Can you transcribe every line exactly and leave the pictures behind?

### DATASET EXTRACT
=====

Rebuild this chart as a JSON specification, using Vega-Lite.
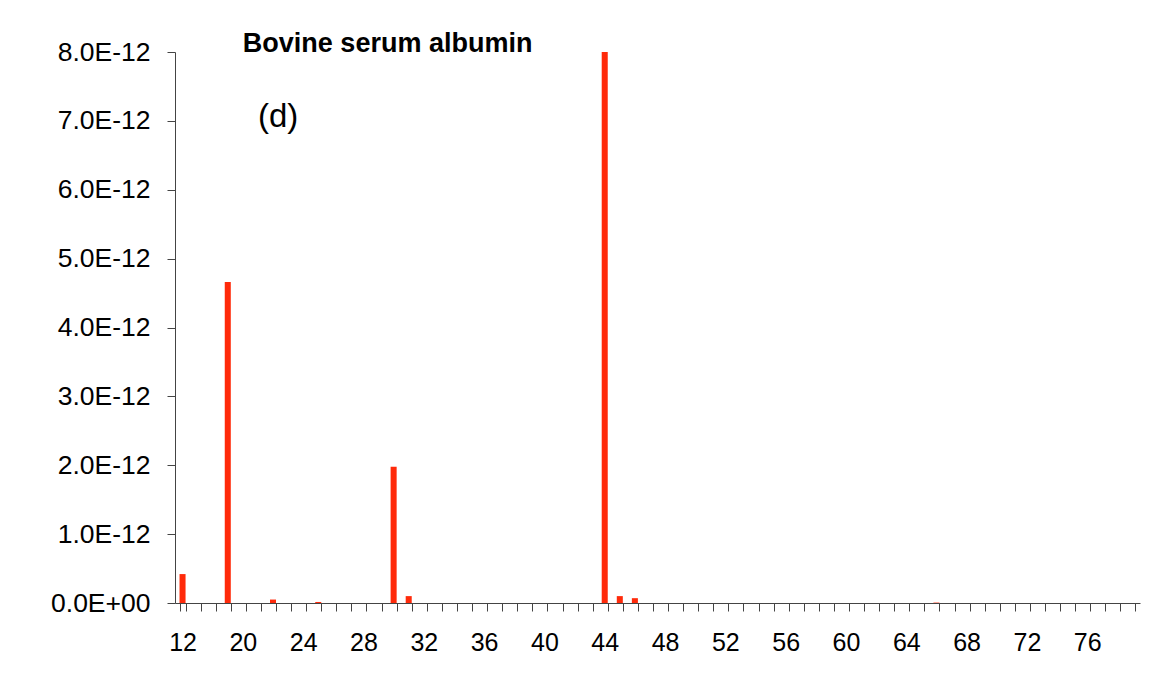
{
  "$schema": "https://vega.github.io/schema/vega-lite/v6.json",
  "width": 965,
  "height": 551,
  "autosize": "none",
  "padding": {"left": 175, "top": 52, "right": 11, "bottom": 86},
  "background": "white",
  "config": {
    "view": {"stroke": null},
    "font": "Liberation Sans",
    "axis": {"labelFont": "Liberation Sans", "labelColor": "#000000", "domainColor": "#444444", "tickColor": "#444444", "grid": false, "title": null}
  },
  "datasets": {
    "bars": [
      {"mz": "12", "v": 4.2e-13},
      {"mz": "14", "v": 0},
      {"mz": "16", "v": 0},
      {"mz": "18", "v": 4.66e-12},
      {"mz": "20", "v": 0},
      {"mz": "21", "v": 0},
      {"mz": "22", "v": 5e-14},
      {"mz": "23", "v": 0},
      {"mz": "24", "v": 0},
      {"mz": "25", "v": 1.5e-14},
      {"mz": "26", "v": 0},
      {"mz": "27", "v": 0},
      {"mz": "28", "v": 0},
      {"mz": "29", "v": 0},
      {"mz": "30", "v": 1.98e-12},
      {"mz": "31", "v": 1e-13},
      {"mz": "32", "v": 0},
      {"mz": "33", "v": 0},
      {"mz": "34", "v": 0},
      {"mz": "35", "v": 0},
      {"mz": "36", "v": 0},
      {"mz": "37", "v": 0},
      {"mz": "38", "v": 0},
      {"mz": "39", "v": 0},
      {"mz": "40", "v": 0},
      {"mz": "41", "v": 0},
      {"mz": "42", "v": 0},
      {"mz": "43", "v": 0},
      {"mz": "44", "v": 8.0e-12},
      {"mz": "45", "v": 1e-13},
      {"mz": "46", "v": 7e-14},
      {"mz": "47", "v": 0},
      {"mz": "48", "v": 0},
      {"mz": "49", "v": 0},
      {"mz": "50", "v": 0},
      {"mz": "51", "v": 0},
      {"mz": "52", "v": 0},
      {"mz": "53", "v": 0},
      {"mz": "54", "v": 0},
      {"mz": "55", "v": 0},
      {"mz": "56", "v": 0},
      {"mz": "57", "v": 0},
      {"mz": "58", "v": 0},
      {"mz": "59", "v": 0},
      {"mz": "60", "v": 0},
      {"mz": "61", "v": 0},
      {"mz": "62", "v": 0},
      {"mz": "63", "v": 0},
      {"mz": "64", "v": 0},
      {"mz": "65", "v": 0},
      {"mz": "66", "v": 6e-15},
      {"mz": "67", "v": 0},
      {"mz": "68", "v": 0},
      {"mz": "69", "v": 0},
      {"mz": "70", "v": 0},
      {"mz": "71", "v": 0},
      {"mz": "72", "v": 0},
      {"mz": "73", "v": 0},
      {"mz": "74", "v": 0},
      {"mz": "75", "v": 0},
      {"mz": "76", "v": 0},
      {"mz": "77", "v": 0},
      {"mz": "78", "v": 0},
      {"mz": "79", "v": 0}
    ],
    "notes": [
      {"mz": "20", "v": 8.12e-12, "label": "Bovine serum albumin", "kind": "title"},
      {"mz": "21", "v": 7.06e-12, "label": "(d)", "kind": "panel"}
    ]
  },
  "layer": [
    {
      "data": {"name": "bars"},
      "mark": {"type": "bar", "color": "#ff2a0a"},
      "encoding": {
        "x": {
          "field": "mz", "type": "ordinal", "sort": null,
          "scale": {"paddingInner": 0.6, "paddingOuter": 0.3},
          "axis": {
            "tickBand": "extent",
            "tickSize": 8,
            "labelFontSize": 25,
            "labelPadding": 19,
            "labelAngle": 0,
            "labelOverlap": false,
            "labelExpr": "datum.value == '12' || (toNumber(datum.value) >= 20 && toNumber(datum.value) % 4 == 0) ? datum.value : ''"
          }
        },
        "y": {
          "field": "v", "type": "quantitative",
          "scale": {"domain": [0, 8e-12], "nice": false},
          "axis": {
            "values": [0, 1e-12, 2e-12, 3e-12, 4e-12, 5e-12, 6e-12, 7e-12, 8e-12],
            "tickSize": 8,
            "labelFontSize": 26.5,
            "labelPadding": 17,
            "labelExpr": "datum.value == 0 ? '0.0E+00' : format(datum.value * 1e12, '.1f') + 'E-12'"
          }
        }
      }
    },
    {
      "data": {"name": "notes"},
      "transform": [{"filter": "datum.kind == 'title'"}],
      "mark": {"type": "text", "align": "left", "baseline": "middle", "fontWeight": "bold", "fontSize": 27, "color": "#000000"},
      "encoding": {
        "x": {"field": "mz", "type": "ordinal", "sort": null},
        "y": {"field": "v", "type": "quantitative"},
        "text": {"field": "label"}
      }
    },
    {
      "data": {"name": "notes"},
      "transform": [{"filter": "datum.kind == 'panel'"}],
      "mark": {"type": "text", "align": "left", "baseline": "middle", "fontSize": 33, "color": "#000000"},
      "encoding": {
        "x": {"field": "mz", "type": "ordinal", "sort": null},
        "y": {"field": "v", "type": "quantitative"},
        "text": {"field": "label"}
      }
    }
  ]
}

=====

### EXERCISE RESPONSE
Rebuild this chart as a JSON specification, using Vega-Lite.
{
  "$schema": "https://vega.github.io/schema/vega-lite/v6.json",
  "width": 965,
  "height": 551,
  "autosize": "none",
  "padding": {"left": 175, "top": 52, "right": 11, "bottom": 86},
  "background": "white",
  "config": {
    "view": {"stroke": null},
    "font": "Liberation Sans",
    "axis": {"labelFont": "Liberation Sans", "labelColor": "#000000", "domainColor": "#444444", "tickColor": "#444444", "grid": false, "title": null}
  },
  "datasets": {
    "bars": [
      {"mz": "12", "v": 4.2e-13},
      {"mz": "14", "v": 0},
      {"mz": "16", "v": 0},
      {"mz": "18", "v": 4.66e-12},
      {"mz": "20", "v": 0},
      {"mz": "21", "v": 0},
      {"mz": "22", "v": 5e-14},
      {"mz": "23", "v": 0},
      {"mz": "24", "v": 0},
      {"mz": "25", "v": 1.5e-14},
      {"mz": "26", "v": 0},
      {"mz": "27", "v": 0},
      {"mz": "28", "v": 0},
      {"mz": "29", "v": 0},
      {"mz": "30", "v": 1.98e-12},
      {"mz": "31", "v": 1e-13},
      {"mz": "32", "v": 0},
      {"mz": "33", "v": 0},
      {"mz": "34", "v": 0},
      {"mz": "35", "v": 0},
      {"mz": "36", "v": 0},
      {"mz": "37", "v": 0},
      {"mz": "38", "v": 0},
      {"mz": "39", "v": 0},
      {"mz": "40", "v": 0},
      {"mz": "41", "v": 0},
      {"mz": "42", "v": 0},
      {"mz": "43", "v": 0},
      {"mz": "44", "v": 8.0e-12},
      {"mz": "45", "v": 1e-13},
      {"mz": "46", "v": 7e-14},
      {"mz": "47", "v": 0},
      {"mz": "48", "v": 0},
      {"mz": "49", "v": 0},
      {"mz": "50", "v": 0},
      {"mz": "51", "v": 0},
      {"mz": "52", "v": 0},
      {"mz": "53", "v": 0},
      {"mz": "54", "v": 0},
      {"mz": "55", "v": 0},
      {"mz": "56", "v": 0},
      {"mz": "57", "v": 0},
      {"mz": "58", "v": 0},
      {"mz": "59", "v": 0},
      {"mz": "60", "v": 0},
      {"mz": "61", "v": 0},
      {"mz": "62", "v": 0},
      {"mz": "63", "v": 0},
      {"mz": "64", "v": 0},
      {"mz": "65", "v": 0},
      {"mz": "66", "v": 6e-15},
      {"mz": "67", "v": 0},
      {"mz": "68", "v": 0},
      {"mz": "69", "v": 0},
      {"mz": "70", "v": 0},
      {"mz": "71", "v": 0},
      {"mz": "72", "v": 0},
      {"mz": "73", "v": 0},
      {"mz": "74", "v": 0},
      {"mz": "75", "v": 0},
      {"mz": "76", "v": 0},
      {"mz": "77", "v": 0},
      {"mz": "78", "v": 0},
      {"mz": "79", "v": 0}
    ],
    "notes": [
      {"mz": "20", "v": 8.12e-12, "label": "Bovine serum albumin", "kind": "title"},
      {"mz": "21", "v": 7.06e-12, "label": "(d)", "kind": "panel"}
    ]
  },
  "layer": [
    {
      "data": {"name": "bars"},
      "mark": {"type": "bar", "color": "#ff2a0a"},
      "encoding": {
        "x": {
          "field": "mz", "type": "ordinal", "sort": null,
          "scale": {"paddingInner": 0.6, "paddingOuter": 0.3},
          "axis": {
            "tickBand": "extent",
            "tickSize": 8,
            "labelFontSize": 25,
            "labelPadding": 19,
            "labelAngle": 0,
            "labelOverlap": false,
            "labelExpr": "datum.value == '12' || (toNumber(datum.value) >= 20 && toNumber(datum.value) % 4 == 0) ? datum.value : ''"
          }
        },
        "y": {
          "field": "v", "type": "quantitative",
          "scale": {"domain": [0, 8e-12], "nice": false},
          "axis": {
            "values": [0, 1e-12, 2e-12, 3e-12, 4e-12, 5e-12, 6e-12, 7e-12, 8e-12],
            "tickSize": 8,
            "labelFontSize": 26.5,
            "labelPadding": 17,
            "labelExpr": "datum.value == 0 ? '0.0E+00' : format(datum.value * 1e12, '.1f') + 'E-12'"
          }
        }
      }
    },
    {
      "data": {"name": "notes"},
      "transform": [{"filter": "datum.kind == 'title'"}],
      "mark": {"type": "text", "align": "left", "baseline": "middle", "fontWeight": "bold", "fontSize": 27, "color": "#000000"},
      "encoding": {
        "x": {"field": "mz", "type": "ordinal", "sort": null},
        "y": {"field": "v", "type": "quantitative"},
        "text": {"field": "label"}
      }
    },
    {
      "data": {"name": "notes"},
      "transform": [{"filter": "datum.kind == 'panel'"}],
      "mark": {"type": "text", "align": "left", "baseline": "middle", "fontSize": 33, "color": "#000000"},
      "encoding": {
        "x": {"field": "mz", "type": "ordinal", "sort": null},
        "y": {"field": "v", "type": "quantitative"},
        "text": {"field": "label"}
      }
    }
  ]
}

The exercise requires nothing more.